For the anti-abortion charity Society for the Protection of Unborn Children (SPUC), Michael Robinson, Executive Director (Public Affairs and Legal Services), condemned the verdict as ‘blatant censorship’. The SPUC has campaigned against PSPOs for years on the grounds of freedom of speech. Heidi Stewart, CEO of the British Pregnancy Advisory Service, BPAS, welcomed the verdict. She said: “The clinic in Bournemouth has been subjected to many years of anti-abortion protests which resulted in more than 500 reports of harassment before this local safe access zone was brought into force. This case was never about global politics but about the simple ability of women to access legal healthcare free from harassment.

“It is up to the police and judicial system to determine whether individuals have broken the law.
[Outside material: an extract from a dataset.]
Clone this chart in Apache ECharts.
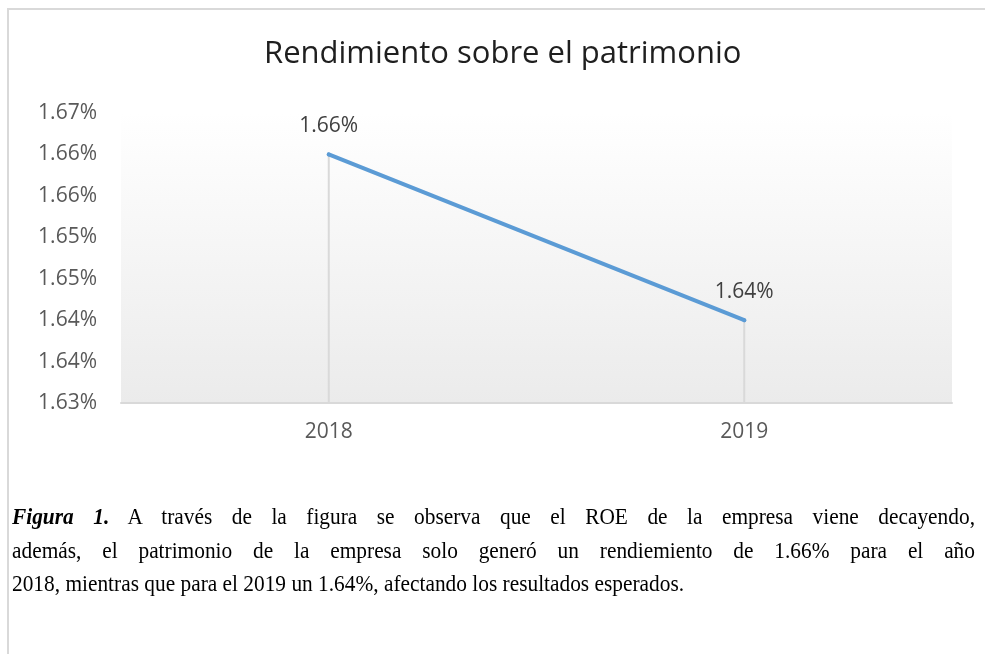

I, meanwhile, stand shoulder to shoulder with our staff who work so tirelessly to protect our patients from the impact of anti-abortion harassment outside the clinic gate.”

Background

Bournemouth is one of a handful of councils (Ealing was the first, in 2018, pictured), that made a PSPO applying specifically to protests outside abortion clinics; most PSPOs are for nuisances such as littering and dog fouling. Similarly, the Labour Government in October 2024 made ‘safe access buffer zones’ around abortion clinics and hospitals, that Home Office Safeguarding Minister Jess Phillips described as ‘vital protections’, in line with similar zones in Scotland made by the Holyrood Parliament. The England and Wales ‘zone’ is 150m, Scotland’s ‘Safe Access Zones‘ that came into force in September 2024, 200m.